PROBLEM> Output each line exactly as it appears, skipping any embedded picture.

SUPPLIED MATERIAL>
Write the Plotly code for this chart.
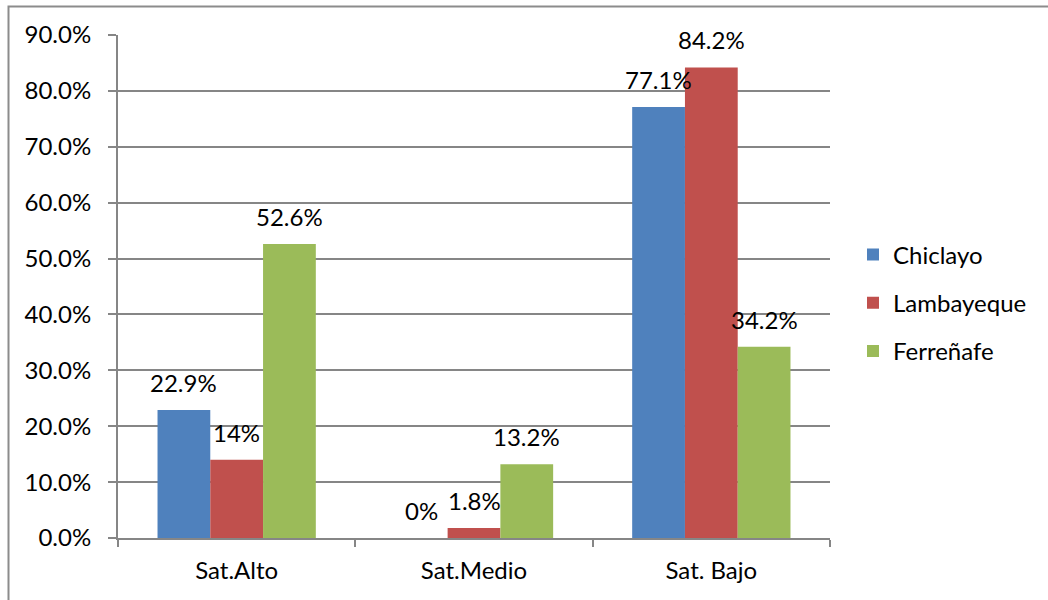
import plotly.graph_objects as go

categories = ["Sat.Alto", "Sat.Medio", "Sat. Bajo"]
series_names = ["Chiclayo", "Lambayeque", "Ferreñafe"]
chiclayo = [0.229, 0.0, 0.771]
lambayeque = [0.14, 0.018, 0.842]
ferrenafe = [0.526, 0.132, 0.342]
chiclayo_labels = ["22.9%", "0%", "77.1%"]
lambayeque_labels = ["14%", "1.8%", "84.2%"]
ferrenafe_labels = ["52.6%", "13.2%", "34.2%"]
colors = ["#4F81BD", "#C0504D", "#9BBB59"]

values = [chiclayo, lambayeque, ferrenafe]
labels = [chiclayo_labels, lambayeque_labels, ferrenafe_labels]

FONT = "Lato"
FS = 24
fig = go.Figure()
for i, (name, vals) in enumerate(zip(series_names, values)):
    fig.add_trace(go.Bar(x=categories, y=vals, name=name, marker_color=colors[i],
                         marker_line_width=0, legendgroup=name))

bar_px = 52.7
for i, (vals, labs) in enumerate(zip(values, labels)):
    for c, v, t in zip(categories, vals, labs):
        fig.add_annotation(x=c, y=v, text=t, showarrow=False, xshift=(i - 1) * bar_px,
                           yanchor="bottom", yshift=11,
                           font=dict(family=FONT, size=FS, color="#000000"))

fig.add_shape(type="rect", xref="paper", yref="paper",
              x0=(8.5 - 118) / 712, x1=2, y0=-1, y1=(538 - 6.5) / 503,
              line=dict(color="#8C8C8C", width=2), fillcolor="rgba(0,0,0,0)", layer="below")

fig.update_layout(
    width=1048, height=600,
    margin=dict(l=118, r=218, t=35, b=62),
    paper_bgcolor="white", plot_bgcolor="white",
    barmode="group", bargap=0.333, bargroupgap=0,
    font=dict(family=FONT, size=FS, color="#000000"),
    legend=dict(xref="container", yref="container", x=853 / 1048, xanchor="left",
                y=1 - 303 / 600, yanchor="middle",
                font=dict(family=FONT, size=FS, color="#000000"),
                tracegroupgap=14, traceorder="grouped", itemwidth=30),
    xaxis=dict(showline=True, linecolor="#868686", linewidth=2, ticks="outside",
               tickson="boundaries", ticklen=7, tickcolor="#868686", tickwidth=2,
               showgrid=False, fixedrange=True, ticklabelstandoff=10),
    yaxis=dict(range=[0, 0.9], dtick=0.1, tickformat=".1%", showline=True,
               linecolor="#868686", linewidth=2, ticks="outside", ticklen=8,
               tickcolor="#868686", tickwidth=2, showgrid=True, gridcolor="#868686",
               gridwidth=2, zeroline=False, fixedrange=True, ticklabelstandoff=12),
    showlegend=True,
)

fig.write_html("out.html")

WRITTEN ANSWER>
Write the Plotly code for this chart.
import plotly.graph_objects as go

categories = ["Sat.Alto", "Sat.Medio", "Sat. Bajo"]
series_names = ["Chiclayo", "Lambayeque", "Ferreñafe"]
chiclayo = [0.229, 0.0, 0.771]
lambayeque = [0.14, 0.018, 0.842]
ferrenafe = [0.526, 0.132, 0.342]
chiclayo_labels = ["22.9%", "0%", "77.1%"]
lambayeque_labels = ["14%", "1.8%", "84.2%"]
ferrenafe_labels = ["52.6%", "13.2%", "34.2%"]
colors = ["#4F81BD", "#C0504D", "#9BBB59"]

values = [chiclayo, lambayeque, ferrenafe]
labels = [chiclayo_labels, lambayeque_labels, ferrenafe_labels]

FONT = "Lato"
FS = 24
fig = go.Figure()
for i, (name, vals) in enumerate(zip(series_names, values)):
    fig.add_trace(go.Bar(x=categories, y=vals, name=name, marker_color=colors[i],
                         marker_line_width=0, legendgroup=name))

bar_px = 52.7
for i, (vals, labs) in enumerate(zip(values, labels)):
    for c, v, t in zip(categories, vals, labs):
        fig.add_annotation(x=c, y=v, text=t, showarrow=False, xshift=(i - 1) * bar_px,
                           yanchor="bottom", yshift=11,
                           font=dict(family=FONT, size=FS, color="#000000"))

fig.add_shape(type="rect", xref="paper", yref="paper",
              x0=(8.5 - 118) / 712, x1=2, y0=-1, y1=(538 - 6.5) / 503,
              line=dict(color="#8C8C8C", width=2), fillcolor="rgba(0,0,0,0)", layer="below")

fig.update_layout(
    width=1048, height=600,
    margin=dict(l=118, r=218, t=35, b=62),
    paper_bgcolor="white", plot_bgcolor="white",
    barmode="group", bargap=0.333, bargroupgap=0,
    font=dict(family=FONT, size=FS, color="#000000"),
    legend=dict(xref="container", yref="container", x=853 / 1048, xanchor="left",
                y=1 - 303 / 600, yanchor="middle",
                font=dict(family=FONT, size=FS, color="#000000"),
                tracegroupgap=14, traceorder="grouped", itemwidth=30),
    xaxis=dict(showline=True, linecolor="#868686", linewidth=2, ticks="outside",
               tickson="boundaries", ticklen=7, tickcolor="#868686", tickwidth=2,
               showgrid=False, fixedrange=True, ticklabelstandoff=10),
    yaxis=dict(range=[0, 0.9], dtick=0.1, tickformat=".1%", showline=True,
               linecolor="#868686", linewidth=2, ticks="outside", ticklen=8,
               tickcolor="#868686", tickwidth=2, showgrid=True, gridcolor="#868686",
               gridwidth=2, zeroline=False, fixedrange=True, ticklabelstandoff=12),
    showlegend=True,
)

fig.write_html("out.html")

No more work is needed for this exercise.